Now we have new SaaS spend management tools that were designed from the beginning to have data across all five of those areas in one place so you don't have to stitch it together or ask IT to do custom reports. There are analytical engines on top of the data pre-built to understand its structure and present it in an easy to use form for non-technical people. A sourcing or AP person can do it, without the help of a data analyst. Now we finally have the ability to bring business people insights that they care about.

Now we can go to marketing and say, "Okay, you spent $100,000 on your entire event. Of that, $65,000 was with preferred suppliers." Marketing says, "Oh my gosh, really? We didn’t get any discounts on $35,000. Can you help us with that?”

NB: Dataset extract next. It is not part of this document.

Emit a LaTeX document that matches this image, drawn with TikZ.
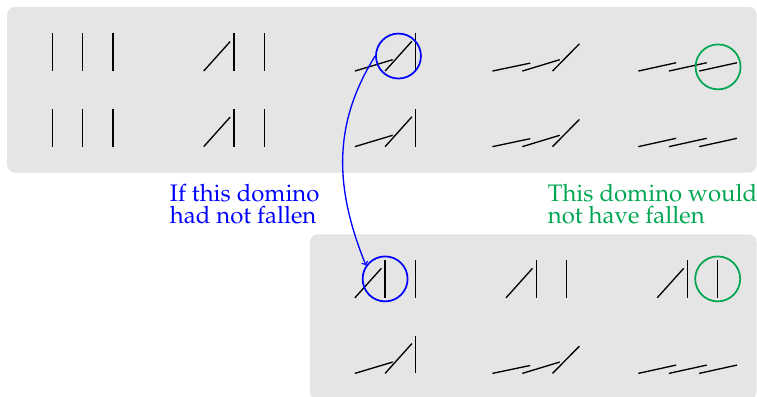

That’s a game changer, both for procurement, who had been struggling to get a seat at the business table, and for the business, who always looked at procurement as transactional and not providing anything in the way of business insights.  I've been in companies where business leaders would not let procurement come and present to their staff because they don't want to waste time on transactional reporting, which they consider boring and backward looking and yielding no business advantage.

You have to break the mental model by letting them know, "I'm coming to you now with different information that's very insightful to your business." It won’t happen overnight, but if you can start break down old ways of thinking in some small ways, and build on that, there's tremendous value that can now be unlocked.

Mental models can remain even after the conditions that created them no longer apply. Breaking them down takes courage and perseverance. New SaaS spend management technology is the great enabler that can change your organization in the eyes of employees, suppliers and the company as a whole. And procurement groups will have a lot more job satisfaction because they’ll be impacting the business in a much more meaningful way.